What is Vesting?
Vesting is the process of earning your shares over time. Once your shares have vested you can exercise them. Vesting helps to encourage Founders and employees to commit to the Company for longer than they might otherwise.
A typical vesting schedule is over four years with a one year cliff. This means that your shares will vest over 4 years, with the first 25% vesting in after your first 12 months with the Company and the remainder typically vesting on a monthly basis until the end of the 4 year term.
Standard vesting provisions would allow an additional year of accelerated vesting in the event of a sale, merger, consolidation, etc., provided that such Founder is still with the Company at the time of sale, and would have contributed to the value being added that attracted the interest of a purchasing party.
It is important that each Founder (and any other party subject to vesting in your Company) sign a form of Restricted Stock Purchase Agreement (commonly referred to as an “RSPA”) reflecting their particular vesting provisions.
What are SOSV’s Vesting Requirements for Founders?
As part of the Program investment, SOSV requires that all Founders’ shares are subject to four year vesting with a one year cliff, from the date of the SOSV investment.
In the event a Founder leaves the Company prior to an Equity Financing, SOSV requires that all of the respective Founder’s shares, both vested and unvested, are re-purchasable by the Company.
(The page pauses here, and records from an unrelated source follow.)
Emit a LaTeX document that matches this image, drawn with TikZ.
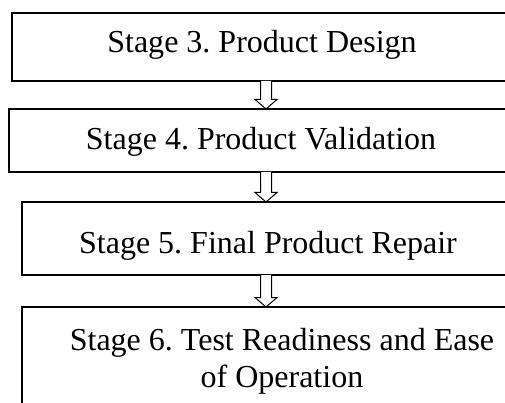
\documentclass[tikz,border=0pt]{standalone}
\usepackage{fontspec}
\setmainfont{Liberation Serif}
\usetikzlibrary{calc}
\frenchspacing
\begin{document}
\begin{tikzpicture}[x=1pt,y=-1pt,
  box/.style={draw=black,line width=1.1pt,inner sep=0pt,outer sep=0pt},
  lbl/.style={font=\fontsize{32}{37}\selectfont\frenchspacing,inner sep=0pt,anchor=base,align=center},
  blockarrow/.style={draw=black,line width=1pt,fill=white,line join=miter}]
\useasboundingbox[clip] (0,0) rectangle (505,403);
\fill[white] (0,0) rectangle (505,403);
% boxes
\node[box,minimum width=500pt,minimum height=68pt,anchor=north west] (b1) at (12,13) {};
\node[box,minimum width=504pt,minimum height=63pt,anchor=north west] (b2) at (9,109) {};
\node[box,minimum width=492pt,minimum height=73pt,anchor=north west] (b3) at (22,202) {};
\node[box,minimum width=520pt,minimum height=120pt,anchor=north west] (b4) at (22,307) {};
% texts
\node[lbl] (t1) at (262,53) {Stage 3. Product Design};
\node[lbl] (t2) at (261,150) {Stage 4. Product Validation};
\node[lbl] (t3) at (268,253) {Stage 5. Final Product Repair};
\node[lbl,anchor=north] (t4) at (282,328) {Stage 6. Test Readiness and Ease\\of Operation};
% arrows
\coordinate (ax) at (266,0);
\foreach \a/\b in {b1/b2,b2/b3,b3/b4}{
  \draw[blockarrow] ($(ax |- \a.south)+(-5.5,0)$) -- ($(ax |- \b.north)+(-5.5,-9.5)$)
     -- ($(ax |- \b.north)+(-11,-9.5)$) -- (ax |- \b.north)
     -- ($(ax |- \b.north)+(11,-9.5)$) -- ($(ax |- \b.north)+(5.5,-9.5)$)
     -- ($(ax |- \a.south)+(5.5,0)$);
}
\end{tikzpicture}
\end{document}
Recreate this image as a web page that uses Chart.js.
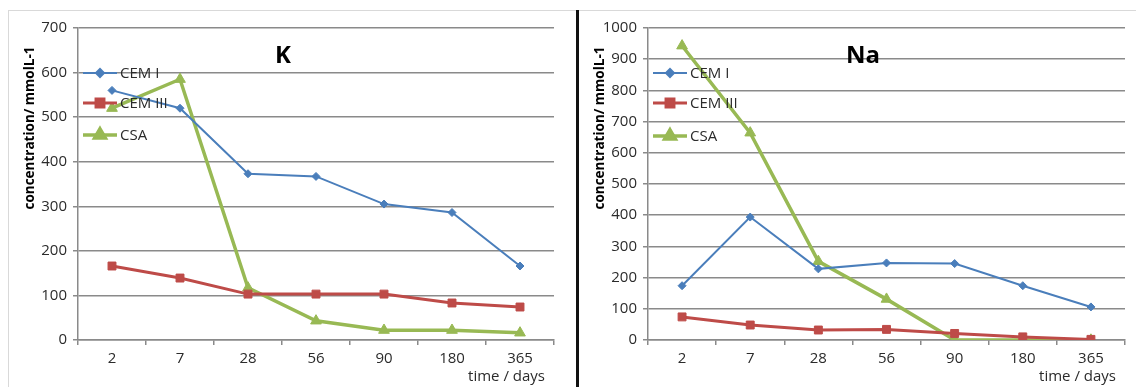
<!DOCTYPE html>
<html>
<head>
<meta charset="utf-8">
<script src="https://cdn.jsdelivr.net/npm/chart.js@4.4.1/dist/chart.umd.min.js"></script>
<style>
    body { margin: 0; background: #fff; }
    #wrap { position: relative; width: 1136px; height: 387px; overflow: hidden; background: #fff; }
    #kBox { position: absolute; left: 0; top: 0; width: 576px; height: 387px; }
    #naBox { position: absolute; left: 579px; top: 0; width: 557px; height: 387px; }
    .frameTop { position: absolute; left: 8px; top: 10px; width: 1128px; height: 1px; background: #d9d9d9; }
    .frameLeft { position: absolute; left: 8px; top: 10px; width: 1px; height: 377px; background: #d9d9d9; }
    .divider { position: absolute; left: 576px; top: 10px; width: 3px; height: 377px; background: #111; }
</style>
</head>
<body>
<div id="wrap">
    <div id="kBox"><canvas id="kChart"></canvas></div>
    <div id="naBox"><canvas id="naChart"></canvas></div>
    <div class="frameTop"></div>
    <div class="frameLeft"></div>
    <div class="divider"></div>
</div>
<script>
// data
const days = ['2', '7', '28', '56', '90', '180', '365'];
const seriesNames = ['CEM I', 'CEM III', 'CSA'];

const kCem1 = [560, 520, 373, 367, 305, 286, 166];
const kCem3 = [166, 139, 103, 103, 103, 83, 74];
const kCsa = [520, 585, 117, 43, 22, 22, 16];

const naCem1 = [174, 394, 228, 247, 245, 174, 106];
const naCem3 = [74, 48, 32, 34, 21, 10, 2];
const naCsa = [943, 664, 252, 131, 0, 0, 0];

const seriesColors = ['#4a7ebb', '#be4b48', '#98b954'];
const seriesPoints = ['rectRot', 'rect', 'triangle'];
const seriesRadius = [4, 5.6, 6.2];
const seriesWidths = [2, 3, 3.5];

const textColor = '#2b2b2b';
const gridColor = '#8a8a8a';
const tickFont = { family: '"Open Sans"', size: 15 };

function makeDatasets(values) {
    return values.map((data, i) => ({
        label: seriesNames[i],
        data: data,
        borderColor: seriesColors[i],
        backgroundColor: seriesColors[i],
        borderWidth: seriesWidths[i],
        pointStyle: seriesPoints[i],
        pointRadius: seriesRadius[i],
        pointBorderWidth: 1,
        pointBackgroundColor: seriesColors[i],
        pointBorderColor: seriesColors[i],
        tension: 0
    }));
}

// title, axis titles and legend, drawn the way the spreadsheet chart places them
const chartDecor = {
    id: 'chartDecor',
    afterDatasetsDraw(chart, args, opts) {
        const ctx = chart.ctx;
        const area = chart.chartArea;
        ctx.save();

        ctx.fillStyle = '#000';
        ctx.font = 'bold 24px "Open Sans"';
        ctx.textAlign = 'center';
        ctx.textBaseline = 'middle';
        ctx.fillText(opts.title, area.left + opts.titleX, 56);

        // legend
        ctx.font = '15px "Open Sans"';
        ctx.textAlign = 'left';
        chart.data.datasets.forEach((ds, i) => {
            const y = opts.legendY[i];
            const x0 = area.left + 5;
            const x1 = area.left + 39;
            ctx.strokeStyle = ds.borderColor;
            ctx.lineWidth = ds.borderWidth;
            ctx.beginPath();
            ctx.moveTo(x0, y);
            ctx.lineTo(x1, y);
            ctx.stroke();
            ctx.fillStyle = ds.backgroundColor;
            Chart.helpers.drawPoint(ctx, {
                pointStyle: ds.pointStyle,
                radius: ds.pointRadius,
                rotation: 0,
                borderWidth: 1
            }, (x0 + x1) / 2, y);
            ctx.fill();
            ctx.fillStyle = textColor;
            ctx.fillText(ds.label, x1 + 3, y + 1);
        });

        // y axis title
        ctx.save();
        ctx.translate(opts.yTitleX, 128);
        ctx.rotate(-Math.PI / 2);
        ctx.font = 'bold 13.5px "Open Sans"';
        ctx.fillStyle = '#000';
        ctx.textAlign = 'center';
        ctx.textBaseline = 'middle';
        ctx.fillText('concentration/ mmolL-1', 0, 0);
        ctx.restore();

        // x axis title
        ctx.font = '15px "Open Sans"';
        ctx.fillStyle = textColor;
        ctx.textAlign = 'right';
        ctx.textBaseline = 'middle';
        ctx.fillText('time / days', area.right - 9, 377);

        ctx.restore();
    }
};

function makeChart(id, values, yMax, yStep, axisWidth, rightPad, decor) {
    const ctx = document.getElementById(id).getContext('2d');
    return new Chart(ctx, {
        type: 'line',
        data: { labels: days, datasets: makeDatasets(values) },
        options: {
            responsive: true,
            maintainAspectRatio: false,
            animation: false,
            layout: { padding: { left: 0, right: rightPad, top: 28, bottom: 0 } },
            plugins: {
                legend: { display: false },
                tooltip: { enabled: false },
                chartDecor: decor
            },
            scales: {
                x: {
                    offset: true,
                    grid: {
                        offset: true,
                        drawOnChartArea: false,
                        drawTicks: true,
                        tickLength: 5,
                        lineWidth: 1.5,
                        color: gridColor
                    },
                    border: { color: gridColor, width: 1.5 },
                    ticks: { color: textColor, font: tickFont, padding: 5 },
                    afterFit: scale => { scale.height = 47; }
                },
                y: {
                    min: 0,
                    max: yMax,
                    ticks: {
                        stepSize: yStep,
                        color: textColor,
                        font: tickFont,
                        padding: 6,
                        callback: value => String(value)
                    },
                    grid: { color: gridColor, lineWidth: 1.5, tickLength: 5 },
                    border: { color: gridColor, width: 1.5 },
                    afterFit: scale => { scale.width = axisWidth; }
                }
            }
        },
        plugins: [chartDecor]
    });
}

makeChart('kChart', [kCem1, kCem3, kCsa], 700, 100, 78, 22,
    { title: 'K', titleX: 205, legendY: [73, 103, 135], yTitleX: 30 });
makeChart('naChart', [naCem1, naCem3, naCsa], 1000, 100, 69, 11,
    { title: 'Na', titleX: 215, legendY: [73, 103, 136], yTitleX: 21 });
</script>
</body>
</html>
The unvested equity would revert to the Company for nominal value and vested equity could be repurchased by the Company for the then fair market value of the vested shares.
This is required because prior to the Company’s first Equity Financing the Company is in a particularly early stage of their growth and cannot afford for any Founder to leave and retain a portion of the cap table. It is critical that all Founders holding equity in the Company are continuously earning their equity by working and growing the Company over the long term. By ensuring both the vested and unvested equity reverts to the Company the equity can be used to attract new Founders or employees to move the Company forward.
You will also need to provide a copy of each Founders RSPA to SOSV prior to the execution of the SAFEs. These RSPAs will need to reflect SOSV’s vesting requirements as set out above. Any amendment to these RSPAs prior to an Equity Financing must be approved by SOSV in advance.